* _Written problem_:
Return only the number of lines holding the word "chart".

◇ ◇ ◇ ◇ ◇ ◇ ◇

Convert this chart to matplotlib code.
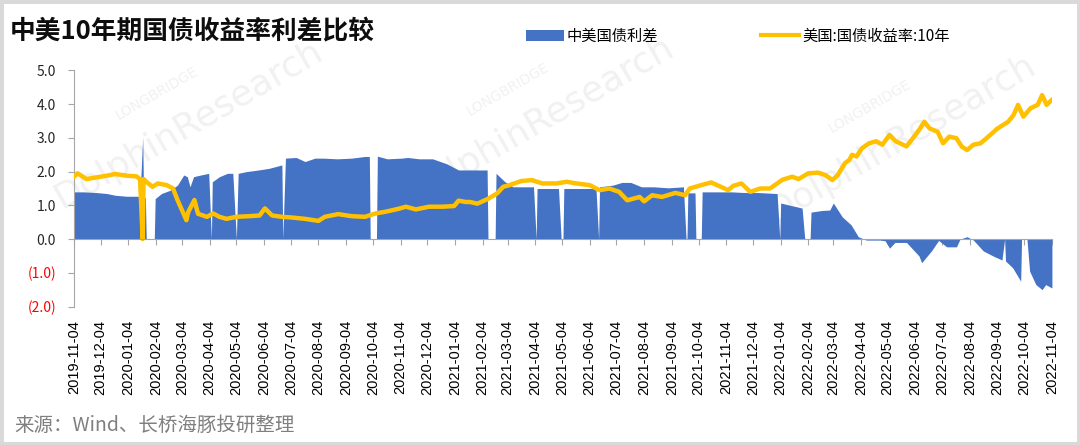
import matplotlib
matplotlib.use("Agg")
import matplotlib.pyplot as plt
import pandas as pd
from matplotlib.patches import Patch, Rectangle
from matplotlib.lines import Line2D

plt.rcParams['font.family'] = ['Noto Sans CJK SC', 'DejaVu Sans']

# 中美国债利差 (zeros are the holiday gaps)
spread_dates = [
    "2019-11-04", "2019-11-15", "2019-11-29", "2019-12-11", "2019-12-20", "2020-01-02",
    "2020-01-14", "2020-01-17", "2020-01-20", "2020-01-21", "2020-01-23", "2020-01-24",
    "2020-02-02", "2020-02-03", "2020-02-10", "2020-02-20", "2020-02-28", "2020-03-06",
    "2020-03-10", "2020-03-13", "2020-03-17", "2020-03-25", "2020-04-03", "2020-04-06",
    "2020-04-07", "2020-04-15", "2020-04-24", "2020-04-30", "2020-05-04", "2020-05-06",
    "2020-05-15", "2020-05-29", "2020-06-10", "2020-06-24", "2020-06-25", "2020-06-28",
    "2020-07-10", "2020-07-20", "2020-07-31", "2020-08-10", "2020-08-25", "2020-09-10",
    "2020-09-25", "2020-09-30", "2020-10-01", "2020-10-08", "2020-10-09", "2020-10-20",
    "2020-11-05", "2020-11-12", "2020-11-25", "2020-12-10", "2020-12-26", "2021-01-08",
    "2021-01-20", "2021-02-09", "2021-02-10", "2021-02-18", "2021-02-19", "2021-03-01",
    "2021-03-10", "2021-03-25", "2021-04-02", "2021-04-05", "2021-04-06", "2021-04-20",
    "2021-04-30", "2021-05-03", "2021-05-05", "2021-05-06", "2021-05-20", "2021-06-11",
    "2021-06-14", "2021-06-15", "2021-06-30", "2021-07-10", "2021-07-20", "2021-08-01",
    "2021-08-15", "2021-08-31", "2021-09-17", "2021-09-20", "2021-09-21", "2021-09-22",
    "2021-09-30", "2021-10-01", "2021-10-07", "2021-10-08", "2021-10-20", "2021-11-10",
    "2021-11-25", "2021-12-10", "2021-12-31", "2022-01-03", "2022-01-04", "2022-01-15",
    "2022-01-28", "2022-01-31", "2022-02-06", "2022-02-07", "2022-02-20", "2022-02-28",
    "2022-03-04", "2022-03-14", "2022-03-24", "2022-04-01", "2022-04-10", "2022-04-25",
    "2022-05-01", "2022-05-06", "2022-05-12", "2022-05-25", "2022-06-08", "2022-06-11",
    "2022-06-22", "2022-06-30", "2022-07-09", "2022-07-20", "2022-07-24", "2022-08-01",
    "2022-08-08", "2022-08-19", "2022-08-30", "2022-09-09", "2022-09-12", "2022-09-13",
    "2022-09-21", "2022-09-28", "2022-09-30", "2022-10-01", "2022-10-07", "2022-10-10",
    "2022-10-17", "2022-10-24", "2022-10-28", "2022-11-04",
]
spread_vals = [
    1.40, 1.40, 1.38, 1.35, 1.30, 1.27,
    1.27, 1.25, 3.03, 1.25, 1.22, 0,
    0, 1.20, 1.35, 1.45, 1.60, 1.90,
    1.85, 1.55, 1.85, 1.90, 1.95, 0,
    1.70, 1.85, 1.95, 1.95, 0, 1.95,
    2.00, 2.05, 2.10, 2.20, 0, 2.40,
    2.42, 2.30, 2.40, 2.40, 2.38, 2.40,
    2.45, 2.45, 0, 0, 2.46, 2.38,
    2.40, 2.42, 2.38, 2.38, 2.23, 2.05,
    2.05, 2.05, 0, 0, 1.95, 1.70,
    1.55, 1.55, 1.55, 0, 1.50, 1.50,
    1.50, 0, 0, 1.50, 1.50, 1.50,
    0, 1.55, 1.60, 1.68, 1.68, 1.55,
    1.55, 1.52, 1.55, 0, 0, 1.37,
    1.37, 0, 0, 1.40, 1.40, 1.40,
    1.38, 1.38, 1.35, 0, 1.07, 1.00,
    0.92, 0, 0, 0.80, 0.85, 0.86,
    1.07, 0.66, 0.42, 0.07, -0.03, -0.03,
    -0.05, -0.27, -0.10, -0.10, -0.50, -0.70,
    -0.35, -0.04, -0.23, -0.23, 0.0, 0.07,
    -0.03, -0.35, -0.50, -0.62, 0, -0.65,
    -0.85, -1.16, -1.25, 0, 0, -0.95,
    -1.35, -1.50, -1.35, -1.45,
]

# 美国:国债收益率:10年
us_dates = [
    "2019-11-04", "2019-11-08", "2019-11-18", "2019-11-29", "2019-12-11", "2019-12-20",
    "2020-01-02", "2020-01-13", "2020-01-17", "2020-01-20", "2020-01-21", "2020-01-24",
    "2020-01-31", "2020-02-06", "2020-02-16", "2020-02-23", "2020-02-28", "2020-03-09",
    "2020-03-11", "2020-03-18", "2020-03-22", "2020-04-01", "2020-04-08", "2020-04-15",
    "2020-04-23", "2020-05-04", "2020-05-19", "2020-05-30", "2020-06-05", "2020-06-13",
    "2020-06-24", "2020-07-05", "2020-07-20", "2020-08-04", "2020-08-11", "2020-08-26",
    "2020-09-10", "2020-09-25", "2020-10-07", "2020-10-18", "2020-11-02", "2020-11-10",
    "2020-11-21", "2020-12-06", "2020-12-21", "2021-01-03", "2021-01-08", "2021-01-16",
    "2021-01-21", "2021-01-29", "2021-02-09", "2021-02-20", "2021-02-27", "2021-03-06",
    "2021-03-19", "2021-03-31", "2021-04-12", "2021-04-28", "2021-05-09", "2021-05-20",
    "2021-06-04", "2021-06-15", "2021-06-26", "2021-07-07", "2021-07-16", "2021-07-30",
    "2021-08-04", "2021-08-13", "2021-08-24", "2021-09-08", "2021-09-19", "2021-09-24",
    "2021-10-07", "2021-10-18", "2021-10-29", "2021-11-06", "2021-11-12", "2021-11-21",
    "2021-12-01", "2021-12-12", "2021-12-23", "2022-01-06", "2022-01-17", "2022-01-24",
    "2022-02-04", "2022-02-15", "2022-02-23", "2022-03-03", "2022-03-09", "2022-03-17",
    "2022-03-22", "2022-03-25", "2022-03-30", "2022-04-05", "2022-04-13", "2022-04-21",
    "2022-04-28", "2022-05-06", "2022-05-13", "2022-05-25", "2022-05-31", "2022-06-08",
    "2022-06-14", "2022-06-20", "2022-06-29", "2022-07-05", "2022-07-12", "2022-07-20",
    "2022-07-26", "2022-08-01", "2022-08-08", "2022-08-16", "2022-08-27", "2022-09-04",
    "2022-09-16", "2022-09-22", "2022-09-27", "2022-10-03", "2022-10-11", "2022-10-19",
    "2022-10-24", "2022-10-29", "2022-11-04",
]
us_vals = [
    1.85, 1.95, 1.78, 1.83, 1.88, 1.93,
    1.88, 1.86, 1.78, 0.0, 1.78, 1.70,
    1.55, 1.65, 1.60, 1.50, 1.16, 0.56,
    0.80, 1.16, 0.75, 0.66, 0.76, 0.66,
    0.60, 0.66, 0.68, 0.70, 0.91, 0.70,
    0.66, 0.64, 0.60, 0.54, 0.66, 0.74,
    0.68, 0.66, 0.76, 0.81, 0.90, 0.96,
    0.88, 0.96, 0.96, 0.98, 1.14, 1.10,
    1.10, 1.05, 1.18, 1.35, 1.55, 1.60,
    1.72, 1.75, 1.65, 1.65, 1.70, 1.65,
    1.60, 1.45, 1.50, 1.40, 1.15, 1.25,
    1.12, 1.30, 1.25, 1.37, 1.30, 1.50,
    1.60, 1.68, 1.55, 1.45, 1.58, 1.65,
    1.40, 1.50, 1.50, 1.76, 1.85, 1.78,
    1.95, 1.97, 1.90, 1.75, 1.90, 2.25,
    2.35, 2.50, 2.45, 2.69, 2.84, 2.90,
    2.80, 3.09, 2.90, 2.75, 2.95, 3.23,
    3.48, 3.28, 3.18, 2.84, 3.04, 2.99,
    2.74, 2.64, 2.80, 2.84, 3.09, 3.28,
    3.48, 3.68, 3.98, 3.63, 3.88, 3.98,
    4.27, 3.98, 4.13,
]

y_ticks = [5, 4, 3, 2, 1, 0, -1, -2]
y_labels = ["5.0", "4.0", "3.0", "2.0", "1.0", "0.0", "(1.0)", "(2.0)"]

sd = pd.to_datetime(spread_dates)
ud = pd.to_datetime(us_dates)
tick_dates = pd.date_range("2019-11-04", "2022-11-04", freq=pd.DateOffset(months=1))

fig = plt.figure(figsize=(10.8, 4.45), dpi=100)
ax = fig.add_axes([0.0685, 0.3112, 0.9055, 0.5304])
ax.patch.set_visible(False)

ax.fill_between(sd, 0, spread_vals, color="#4472C4", lw=0, zorder=2)
ax.plot(ud, us_vals, color="#FFC000", lw=3.2, zorder=3, solid_joinstyle="round")

ax.set_xlim(tick_dates[0], tick_dates[-1])
ax.set_ylim(-2, 5)

for s in ["top", "right"]:
    ax.spines[s].set_visible(False)
ax.spines["bottom"].set_position(("data", 0))
ax.spines["bottom"].set_color("#a6a6a6")
ax.spines["left"].set_color("#a6a6a6")
ax.spines["bottom"].set_zorder(4)

ax.set_xticks(tick_dates)
ax.set_xticklabels([d.strftime("%Y-%m-%d") for d in tick_dates], rotation=90,
                   fontsize=10.5, family="Liberation Sans", va="top")
ax.tick_params(axis="x", length=4, color="#a6a6a6", pad=54)

ax.set_yticks(y_ticks)
ax.set_yticklabels(y_labels, fontsize=10)
ax.tick_params(axis="y", length=4, color="#a6a6a6", pad=9)
for lab, v in zip(ax.get_yticklabels(), y_ticks):
    lab.set_color("#FF0000" if v < 0 else "#262626")

# faint watermark
for (x, y) in [(0.175, 0.72), (0.50, 0.73), (0.835, 0.69)]:
    fig.text(x, y, "DolphinResearch", fontsize=26, color="#f1f1f1", rotation=30,
             ha="center", va="center", family="DejaVu Sans", zorder=-1)
    fig.text(x - 0.03, y + 0.07, "LONGBRIDGE", fontsize=10, color="#f1f1f1",
             rotation=30, ha="center", va="center", family="DejaVu Sans", zorder=-1)

fig.text(0.009, 0.928, "中美10年期国债收益率利差比较", fontsize=18.5, fontweight="bold",
         ha="left", va="center", color="#0d0d0d")
fig.text(0.013, 0.045, "来源：Wind、长桥海豚投研整理", fontsize=14, color="#7f7f7f",
         ha="left", va="center")

handles = [Patch(color="#4472C4", lw=0), Line2D([], [], color="#FFC000", lw=3)]
fig.legend(handles, ["中美国债利差", "美国:国债收益率:10年"], ncol=2, frameon=False,
           fontsize=11, handlelength=2.5, handletextpad=0.2, columnspacing=6.7,
           loc="center", bbox_to_anchor=(0.683, 0.919))

fig.patches.append(Rectangle((0, 0), 1, 1, transform=fig.transFigure, fill=False,
                             edgecolor="#d9d9d9", lw=5))

fig.savefig("out.png", dpi=100)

◇ ◇ ◇ ◇ ◇ ◇ ◇

* _Solution_:
1